You're asking for the impossible.
You're stating something impossible to prove and asking us to accept it on faith. Again, it is your claim so it is on you to prove it. It looks like you are saying here that it is impossible for you to prove support for your claim.
It's on people like you, who are promoting GenAI, claiming it's inevitable, to say that there is a societal benefit, that it does benefit people.
Such as the weather prediction that benefits people and the environment? Thanks, you reminded me that we already have examples where what you are saying is incorrect.

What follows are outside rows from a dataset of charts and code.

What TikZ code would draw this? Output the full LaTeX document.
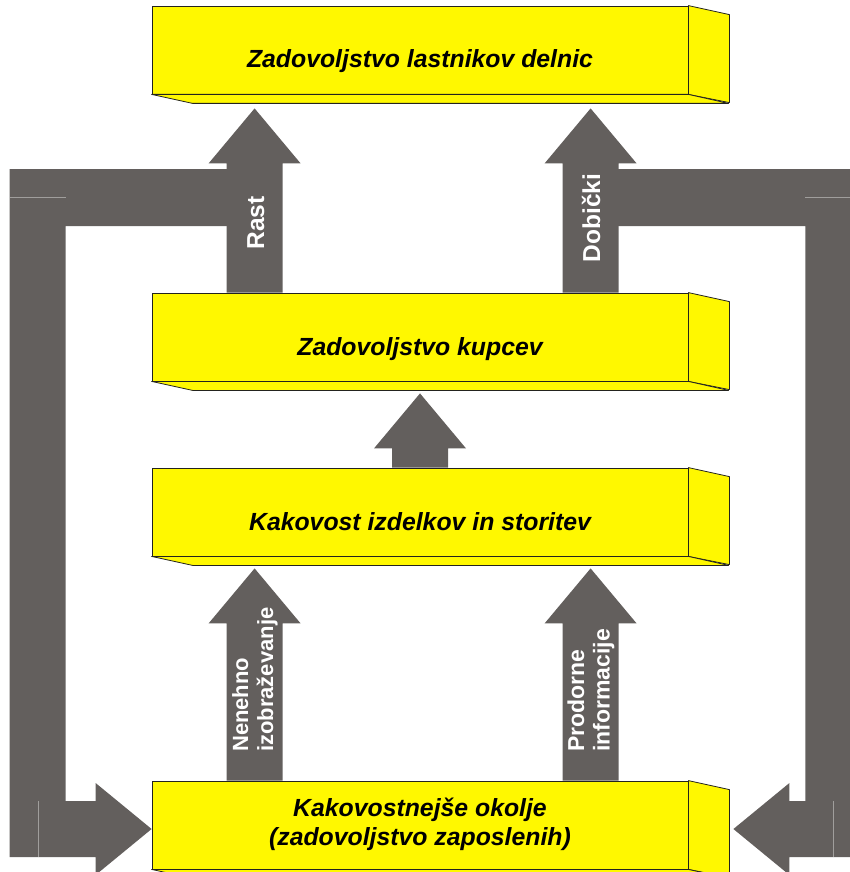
\documentclass[tikz,border=0pt]{standalone}
\usepackage{fontspec}
\setmainfont{Liberation Sans}
\usetikzlibrary{calc,backgrounds}

\definecolor{boxyellow}{RGB}{255,248,0}
\definecolor{boxline}{RGB}{35,35,30}
\definecolor{arrowgray}{RGB}{99,95,93}
\definecolor{seamgray}{RGB}{160,158,156}

% vertical block arrow: #1 = foot of the shaft, #2 = tip
\newcommand\upblock[2]{%
  \fill[arrowgray] let \p1=(#1), \p2=(#2) in
    (\x2,\y2) -- (\x2-46pt,\y2-55pt) -- (\x2-28pt,\y2-55pt) -- (\x2-28pt,\y1)
    -- (\x2+28pt,\y1) -- (\x2+28pt,\y2-55pt) -- (\x2+46pt,\y2-55pt) -- cycle;}

\tikzset{
  front/.style={draw=boxline, fill=boxyellow, line width=0.8pt,
    minimum width=536pt, minimum height=88pt, inner sep=0pt},
  face/.style={draw=boxline, fill=boxyellow, line width=0.8pt, line join=round},
  boxtext/.style={inner sep=0pt, anchor=base,
    font=\fontsize{24.8}{29}\selectfont\bfseries\itshape},
  lbl/.style={inner sep=0pt, text=white, rotate=90,
    font=\fontsize{23}{25.5}\selectfont\bfseries},
  biglbl/.style={lbl, font=\fontsize{24.5}{27}\selectfont\bfseries},
  smalllbl/.style={lbl, font=\fontsize{22}{25}\selectfont\bfseries},
  seam/.style={draw=seamgray, line width=0.6pt},
}

\newcommand\solidbox[1]{%
  \draw[face] (#1.north east) -- ++(41,9) -- ++(0,88) -- (#1.south east) -- cycle;
  \draw[face] (#1.south west) -- ++(41,9) -- ++(536,0) -- (#1.south east) -- cycle;}

\begin{document}
\begin{tikzpicture}[x=1pt,y=-1pt]
\useasboundingbox (0,0) rectangle (849,872);
\clip (0,0) rectangle (849,872);

% the four boxes (front faces)
\node[front] (b1) at (420,50)  {};
\node[front] (b2) at (420,337) {};
\node[front] (b3) at (420,512) {};
\node[front] (b4) at (420,825) {};
\solidbox{b1}
\solidbox{b2}
\solidbox{b3}
\solidbox{b4}

\node[boxtext] (t1)  at (420,68)  {Zadovoljstvo lastnikov delnic};
\node[boxtext] (t2)  at (420,355) {Zadovoljstvo kupcev};
\node[boxtext] (t3)  at (420,530) {Kakovost izdelkov in storitev};
\node[boxtext] (t4a) at (420,816) {Kakovostnejše okolje};
\node[boxtext] (t4b) at (420,845) {(zadovoljstvo zaposlenih)};

% arrow end points
\coordinate (rastfoot) at ($(b2.north west)+(103,0)$);
\coordinate (rasttip)  at ($(b1.south west)+(103,14)$);
\coordinate (dobfoot)  at ($(b2.north west)+(439,0)$);
\coordinate (dobtip)   at ($(b1.south west)+(439,14)$);
\coordinate (midfoot)  at (b3.north);
\coordinate (midtip)   at ($(b2.south)+(0,12)$);
\coordinate (nenfoot)  at ($(b4.north west)+(103,0)$);
\coordinate (nentip)   at ($(b3.south west)+(103,12)$);
\coordinate (profoot)  at ($(b4.north west)+(439,0)$);
\coordinate (protip)   at ($(b3.south west)+(439,12)$);
\coordinate (ltip)     at ($(b4.west)+(0,4)$);
\coordinate (rtip)     at ($(b4.east)+(45,4)$);

\begin{scope}[on background layer]
  \upblock{rastfoot}{rasttip}
  \upblock{dobfoot}{dobtip}
  \upblock{midfoot}{midtip}
  \upblock{nenfoot}{nentip}
  \upblock{profoot}{protip}
  % left return loop into the bottom box
  \fill[arrowgray] (ltip) -- ++(-56,-46) -- ++(0,18) -- ++(-30,0) -- ++(0,-575)
    -- ++(189,0) -- ++(0,-57) -- ++(-245,0) -- ++(0,688) -- ++(86,0)
    -- ++(0,18) -- cycle;
  % right return loop into the bottom box
  \fill[arrowgray] (rtip) -- ++(56,-46) -- ++(0,18) -- ++(16,0) -- ++(0,-575)
    -- ++(-214,0) -- ++(0,-57) -- ++(270,0) -- ++(0,688) -- ++(-72,0)
    -- ++(0,18) -- cycle;
  % seams between the joined pieces
  \draw[seam] (10,197) -- (66,197);
  \draw[seam] (38,801) -- (38,857);
  \draw[seam] (805,197) -- (861,197);
  \draw[seam] (833,801) -- (833,857);
\end{scope}

% labels on the arrows
\node[biglbl, anchor=base] (lrast) at (264,223) {Rast};
\node[biglbl, anchor=base] (ldob)  at (600,218) {Dobički};
\node[smalllbl, anchor=west, align=left] (lnen) at (255,752) {Nenehno\\izobraževanje};
\node[lbl, anchor=west, align=left] (lpro) at (591,752) {Prodorne\\informacije};
\end{tikzpicture}
\end{document}
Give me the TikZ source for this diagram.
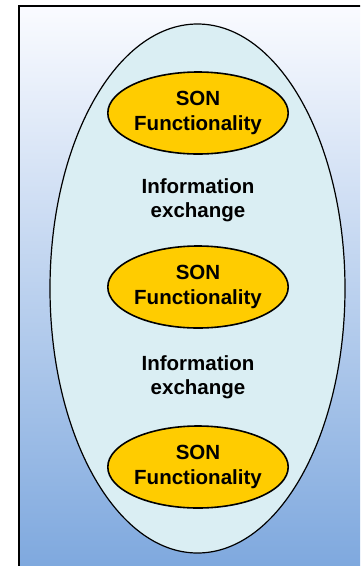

So far we've seen no benefit to people in general, only tremendous and increasing harms.
Disproven above.
Elon Musk is busily using GenAI to generate CSAM in public, and when confronted about it, did he stop that? No. He merely limited who can generate CSAM. Is that the societal benefit you're envisioning?
Again, you are confusing a tool for the uses the tool is put towards. I've seen horror movies where a chainsaw is used to attack people. That has nothing to do with making the chainsaw inherently bad, just the use that particular person is doing with it.
If your argument was "Yeah GenAI is no good, but you can't do anything about it", I could accept that as a somewhat valid (at least in the sense that I could understand how one would believe it) if defeatist argument. But your argument is that there is some benefit,
Because, as shows, it has had benefits like the weather prediction. That's not disputable unless you are willing to ignore facts.
and that it's more than merely the force that is, quite frankly, going to end civilization via climate destruction and making everything anyone says or does into a lie or suspected of being a lie. It's hacking at the tree that holds up society, frankly.
I agree with the second part -- with deepfake videos and swarms of AI social media bots the tool is being used by some to attack, undermine, or reshape our beliefs and what we think is true. Our critique and evaluation of sources will have to grow, and it already has begun among many. "Seeing is believing" is now outdated.
And again, none of that is inherent in the tool, it's how it's being used by people. Can people abuse a tool? Absolutely. Is this a tool where money can give you more access to it which can lead to bigger abuses? Sure, money can give you access to lots of tools that can be abused.
That doesn't convince me that it's going away. Nor that the tool within itself is inherently immoral and cannot also be used productively since we've factually have examples where it can.